This thread is getting a bit messy. So I am going to write a quick summary and how I would tackle the problem.
First: Coordinates are almost never integers, and once you have solved a 2d problem you often need a 3d solution, and sometimes higher dimensions.
What has been missed (I think), is a clear understanding of what can be done with coordinate transforms and vectors.
Considers a triangle defined by 3 points A, B ,C and each point
is A is (ax,ay) , B is (bx,by) etc...
Any linear translation or rotation or scaling, does not change the angle . For example triangle if you cut a triangle from paper and then drop it on your desk. You can rotate it any way you like cand you can place it anywhere you like and the angles don't change.

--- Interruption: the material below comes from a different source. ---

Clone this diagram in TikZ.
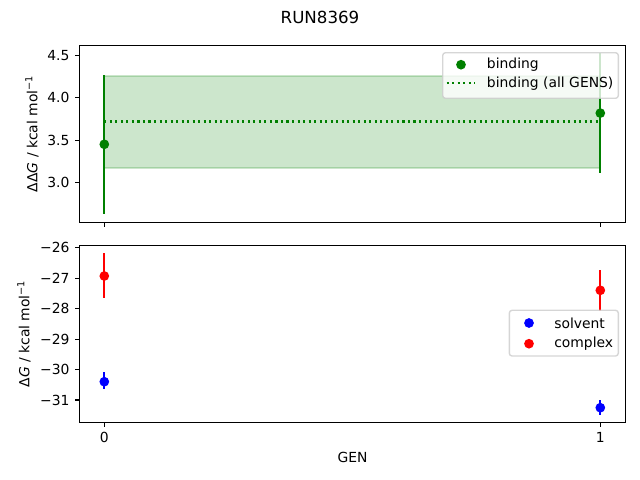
\documentclass[tikz,border=0pt]{standalone}
\usepackage{fontspec}
\setmainfont{DejaVu Sans}
\definecolor{mplgreen}{HTML}{008000}
\definecolor{mplred}{HTML}{FF0000}
\definecolor{mplblue}{HTML}{0000FF}
\definecolor{legendgray}{HTML}{CCCCCC}
\tikzset {
    data point/.style = {circle, fill, inner sep = 0pt, minimum size = 7pt},
    error bar/.style = {line width = 1.5pt},
    axes frame/.style = {line width = 0.8pt},
    tick mark/.style = {line width = 0.8pt},
    tick label/.style = {inner sep = 0pt, font = \fontsize{10}{12}\selectfont},
    axis label/.style = {inner sep = 0pt, font = \fontsize{10}{12}\selectfont},
    legend box/.style = {
        draw = legendgray, fill = white,
        fill opacity = 0.8, draw opacity = 0.8,
        rounded corners = 2pt, line width = 1pt
    },
    all gens/.style = {mplgreen, line width = 1.5pt, dash pattern = on 1.5pt off 2.475pt},
    band/.style = {fill = mplgreen, draw = mplgreen, fill opacity = 0.2, draw opacity = 0.2, line width = 1pt}
}
\begin{document}
\begin{tikzpicture}[x = 0.72pt, y = -0.72pt]
    \useasboundingbox (0, 0) rectangle (640, 480);
    \node (title) [axis label, font = \fontsize{12}{14}\selectfont] at (320, 17) {RUN8369};
    %
    % binding free energy
    \draw [band] (104.3, 76.0) rectangle (600.3, 168.0);
    \draw [all gens] (104.3, 121.5) -- (600.3, 121.5);
    \draw [error bar, mplgreen] (104.3, 75.1) -- (104.3, 213.5);
    \draw [error bar, mplgreen] (600.3, 53.2) -- (600.3, 173.0);
    \node (b0) [data point, mplgreen] at (104.3, 144.3) {};
    \node (b1) [data point, mplgreen] at (600.3, 113.1) {};
    \draw [axes frame] (79.5, 45.3) rectangle (625.5, 222.3);
    \draw [tick mark] (79.5, 182.3) -- (74.6, 182.3);
    \draw [tick mark] (79.5, 140.1) -- (74.6, 140.1);
    \draw [tick mark] (79.5, 97.9) -- (74.6, 97.9);
    \draw [tick mark] (79.5, 55.7) -- (74.6, 55.7);
    \draw [tick mark] (104.3, 222.3) -- (104.3, 227.2);
    \draw [tick mark] (600.3, 222.3) -- (600.3, 227.2);
    \node (t30) [tick label, anchor = east] at (69.7, 182.3) {3.0};
    \node (t35) [tick label, anchor = east] at (69.7, 140.1) {3.5};
    \node (t40) [tick label, anchor = east] at (69.7, 97.9) {4.0};
    \node (t45) [tick label, anchor = east] at (69.7, 55.7) {4.5};
    \node (ddg) [axis label, rotate = 90] at (32, 133.8) {ΔΔ\textit{G} / kcal mol\textsuperscript{−1}};
    \draw [legend box] (442.7, 52.7) rectangle (618.3, 98.3);
    \node (lb) [data point, mplgreen] at (461, 64.7) {};
    \draw [all gens] (446.7, 83.3) -- (475, 83.3);
    \node (lbt) [axis label, anchor = west] at (486.7, 64.7) {binding};
    \node (lgt) [axis label, anchor = west] at (486.7, 83.3) {binding (all GENS)};
    %
    % solvent and complex legs
    \draw [error bar, mplred] (104.3, 253.3) -- (104.3, 298.3);
    \draw [error bar, mplblue] (104.3, 372.3) -- (104.3, 389.3);
    \draw [error bar, mplred] (600.3, 270.0) -- (600.3, 310.6);
    \draw [error bar, mplblue] (600.3, 400.0) -- (600.3, 415.0);
    \node (c0) [data point, mplred] at (104.3, 276.0) {};
    \node (s0) [data point, mplblue] at (104.3, 381.7) {};
    \node (c1) [data point, mplred] at (600.3, 290.3) {};
    \node (s1) [data point, mplblue] at (600.3, 407.7) {};
    \draw [axes frame] (79.5, 245.3) rectangle (625.5, 422.3);
    \draw [tick mark] (79.5, 247.7) -- (74.6, 247.7);
    \draw [tick mark] (79.5, 278.2) -- (74.6, 278.2);
    \draw [tick mark] (79.5, 308.6) -- (74.6, 308.6);
    \draw [tick mark] (79.5, 339.1) -- (74.6, 339.1);
    \draw [tick mark] (79.5, 369.5) -- (74.6, 369.5);
    \draw [tick mark] (79.5, 400.0) -- (74.6, 400.0);
    \draw [tick mark] (104.3, 422.3) -- (104.3, 427.2);
    \draw [tick mark] (600.3, 422.3) -- (600.3, 427.2);
    \node (t26) [tick label, anchor = east] at (69.7, 247.7) {−26};
    \node (t27) [tick label, anchor = east] at (69.7, 278.2) {−27};
    \node (t28) [tick label, anchor = east] at (69.7, 308.6) {−28};
    \node (t29) [tick label, anchor = east] at (69.7, 339.1) {−29};
    \node (t30b) [tick label, anchor = east] at (69.7, 369.5) {−30};
    \node (t31) [tick label, anchor = east] at (69.7, 400.0) {−31};
    \node (g0) [tick label, anchor = north] at (104.3, 432.1) {0};
    \node (g1) [tick label, anchor = north] at (600.3, 432.1) {1};
    \node (gen) [axis label] at (352.5, 457) {GEN};
    \node (dg) [axis label, rotate = 90] at (24, 333.8) {Δ\textit{G} / kcal mol\textsuperscript{−1}};
    \draw [legend box] (509.3, 310.3) rectangle (618.3, 356.0);
    \node (ls) [data point, mplblue] at (529, 323.0) {};
    \node (lc) [data point, mplred] at (529, 343.7) {};
    \node (lst) [axis label, anchor = west] at (554, 323.0) {solvent};
    \node (lct) [axis label, anchor = west] at (554, 343.7) {complex};
\end{tikzpicture}
\end{document}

That relates to the problem in that you can translate the triangle to an origin. e.g after entering three points A,B,C as above, you shift the triangle by -A to get three new points which include the origin (0,0).
However, you can find the vector displacement that connects the points. For example, if you want to go from A to B, then you need to move (bx-ax,by-ay), likewize B to C is (cx-bx,cy-by) and going from C to A is (ax-cx,ay-cy), these vectors can be written as
[tex]\vec{AB}[/tex] etc.
For two vectors, the dot product is defined as.
[tex]\vec{A}.\vec{B}=|\vec{A}||\vec{B}|\cos(\theta)[/tex]
where [tex]|\vec{A}|[/tex] means the magnitude of A and
[tex]\theta[/tex] is the angle between the vectors
What is really useful is that it is VERY easy to calcuate.
It is readily provable that for a vector in cartisian coordinates (x,y,z etc) as you have, that
[tex]\vec{A}.\vec{B}=ax*bx+ay*by[/tex]
where * is the multiplication.
E.g. if A=(1,2) and B=(4,7)
The dot product is 1*4+7*2=18.
Now the most useful thing about this is that cos(90) = 0.
So you test two vectors and they are perpendicular then you always get a zero dot product.
So to test your triangle, you calculate the three vectors |AB|, |BC| and |CA| and determine if any two have zero dot product. This is normally easier than calculating all the length. It doesn't involve sqrt functions, [Although you can avoid them in the length system if you are careful]. It also allows you to calcuate a large number of other things when needed. e.g. the area (use a cross product), regardless if the triangle has a 90 angle.
This method requires at maximium, three vector subtrations ,and three vector multiplications. It is mostly robust to special cases : You only need to check that two of the points are not identical. That makes it simpler than the methods proposed above.